The keyword match component, which cannot be disabled, is based on both word frequency and on query term proximity for multi-term queries. Newer documents rank higher by default, a bias we have long maintained is beneficial to good relevance. The interesting twist is path depth: the further "below" a document is from the top URL, the less important it is. This probably makes sense for most sites, but use care if an important part of your site is located far down the directory path. (In that case, you might create two collections, one that includes the entire site except the deep content; and a second that starts at the top of the deep pages). In the same way, link popularity tends to rank pages that have the largest number of links pointing to them.

If the default relevance doesn't work for you, the good news is that the newest release provides a way for site owners to exclude date, depth, or link analysis.

Search Look and Feel

The default search and result formats are illustrated in Figure 3.

Figure 3 - Default Search Box with Branding

Unlike many other free and low cost services, OY!S lets you completely remove any branding from both the search screen and from the results list. You can also add your own graphics if you want in place of the IBM and Yahoo! images. Figure 4 shows a brand-free search and result list.

Figure 4 - Unbranded Search Box and Results

The result list is professional, with the option to show document summaries, search term highlighting, title, URLs and just about any other property you could want. What is particularly interesting is how easy it is with OY!S to get excellent document summaries, and that term highlighting takes no special effort. Because of the Stellent Transformation Server, there is even a 'View as HTML' link that works petty darned well.

Advanced Features

OY!S has some excellent advanced features including featured links (best bets), synonym creation, and limited search activity reporting. These are good to have and quite easy to implement. Honestly, we're a little disappointed with the limited search activity reporting; but then we think full search analytics are critical to running web search properly. There is a good spider track-back page, showing the full interaction between the spider and the web site in Figure 5.

Figure 5 Track-Back Reporting

Documentation

The documentation with OY!S is clear, easy to read, and compact. The Administration and troubleshoot Guide is by far the largest of the four documents that come with the product and weights in at a whopping 77 pages with cover sheet, table of contents, index and the works. The API guide adds another 28 pages full of coding examples; and the installation guide, at 13 pages, may be the smallest we've ever seen for an enterprise-class search engine.

In the actual product, help in the form of the manuals presented as HTML documents is available from just abut every page. The documentation is well hyperlinked for easy reading and it is easy to find what you are looking for.

The only drawback for the entire documentation set is that there are some questions that just seem to naturally come to mind for anyone implementing the product in more than a trivial way. For example, since OY!S only supports a single index, how can you have two or more different webs sites in the index and make sure you can search only one site at a time?

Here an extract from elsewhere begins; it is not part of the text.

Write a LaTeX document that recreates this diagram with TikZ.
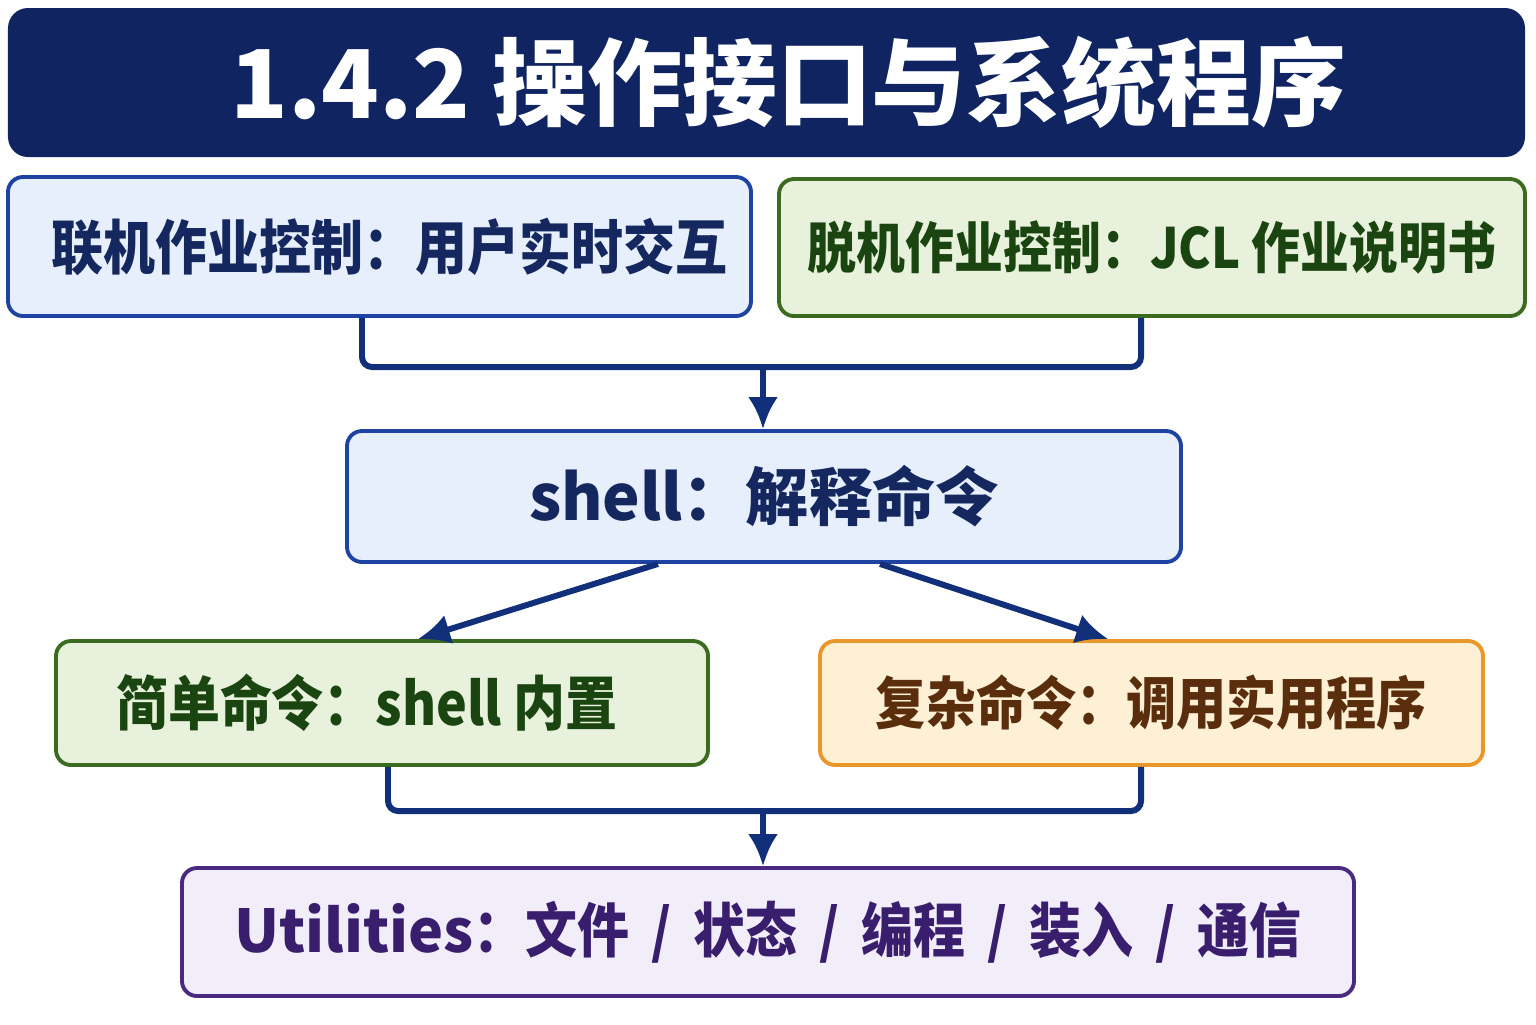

The good news is there is a reasonably active discussion forum, and some of the IBM engineers are active there and in their own blogs (see Resources below).

Sample Code

The product ships with sample command line code in Java and PHP and a sample XSL template to use for serving search results as an ATOM feed. We found the Java example would not compile using Java 1.4, and in fact had problems getting it to run on Java 1.6 (the release notes indicate this version is based on Java 1.5.4).

We did implement a custom search form that uses some of the more advanced search options new to OY!S Version 8.4.1 to perform a simple 'sub-site' search form. The code, listed in Figure 6, lets us search for parts of our web site that include only the enterprise search newsletter - the pattern is that the string "/entsrch/" is in the URL. We've based this code on sample work provided by Todd Leyba of IBM whose blog is among the resources listed below.

<html>
    <head>
    <Title>Test Newsletter Search</title>
    </head>
    <body>
    <b>Find results only on the newsletter section of the site</b>
    <p>
    <p>

    <form method="get">
    <input type="text" name="Query" value="" size="25">
    <input type="button" value="Search" onclick="runSearch()">
    </form>
    
    <SCRIPT LANGUAGE="JavaScript">
    
    <!--Begin
    function runSearch()
      {
        var dest    = "http://localhost:8080/search?";
        var params  = "index=Default&start=0&results=10&query=";
        var userQuery = escape(document.forms[0].Query.value);
    	userQuery = userQuery + escape('+url:/entsrch/');
        var request = dest + params + userQuery ; 
        alert("user query is " + userQuery ); 
    
        window.open(request,                   // complete search url
    	            "OmniFind Search Results", //  Title of the window
                    toolbar=1,                 // toolbar provides back/fwd 
                    resizable=1,               // allow them to resize window
                    scrollbars=1,              // and to scroll as well
                    height=500,                // and I like smaller windows
                    width=400,                 // of this size and position
                    left=80,top=80);           
      }
    // End -->
    </SCRIPT>
    
    </body>
</html>

Figure 6 - Sub-Site Search Form

With a few minor changes, this may work for your sub-site search needs.

Resources

Some of the resources you might want to use to learn more about implementing OY!S:

The IBM OmniFind Yahoo! Edition Forum
The IBM OmniFind Yahoo! Edition Blog
IBM engineer Todd Leyba's Search Blog
The Independent Search Developers User Group

And of course we have the Enterprise Search newsletter, the Enterprise Search Blog, or you can e-mail Dr. Search with your question.

Summing It Up

The IBM® OmniFind™ Yahoo!® Edition, for having all those special characters in its name, is a great little search engine that will work as a good solution for many departments and companies. Its introduction is perhaps a shot at the Google Search Appliance - Google did, after all, add new capabilities and lower the price of their "mini" not long after the OY!S was announced. However, it's also an indication that the age of high-price, high-margin search technologies may be coming to an end.